Financial highlights

  • Q3 2025 revenue reached 794.4 MSEK, up 10% year-over-year, driven by new state contracts in Sweden.

  • Adjusted EBITA for Q3 was 20.7 MSEK with a 3% margin, impacted by restructuring and IPO-related costs.

  • 9M revenue was 2,379.4 MSEK, up 8% year-over-year; 9M adjusted EBITA was 49.8 MSEK, up 14% year-over-year.

  • Operating cash flow improved by SEK 17 million year-to-date, excluding IPO one-offs; adjusted operating cash flow for 9M was 93.9 MSEK, up 289% year-over-year.

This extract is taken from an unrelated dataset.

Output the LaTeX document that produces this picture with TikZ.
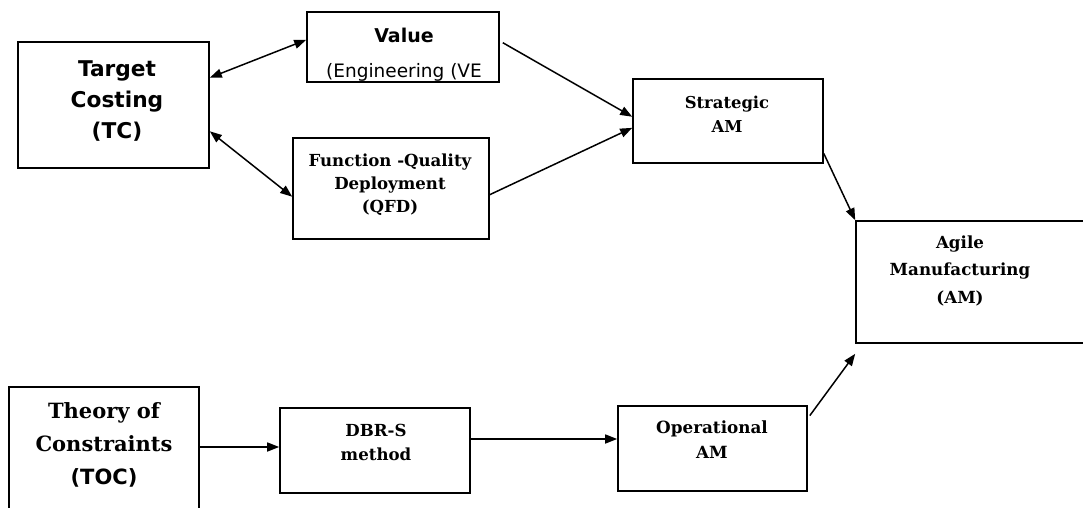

  • Q3 profit was -11.4 MSEK, with earnings per share at -0.57 SEK.

Outlook and guidance

  • Confident in meeting or exceeding medium-term growth targets of at least 8% annual revenue growth and 5% adjusted EBITA margin.

  • Expecting Q4 to be the strongest quarter for both revenue and profitability, with all-time high revenues anticipated.

  • Danish operations expected to improve in 2026 with new state and municipal contracts; Sweden and Denmark are expected to approach the 5% margin target soon, while Finland will take longer due to legacy contracts.

  • Swedish government plans to increase O&M funding by 48% from 2026, supporting future growth.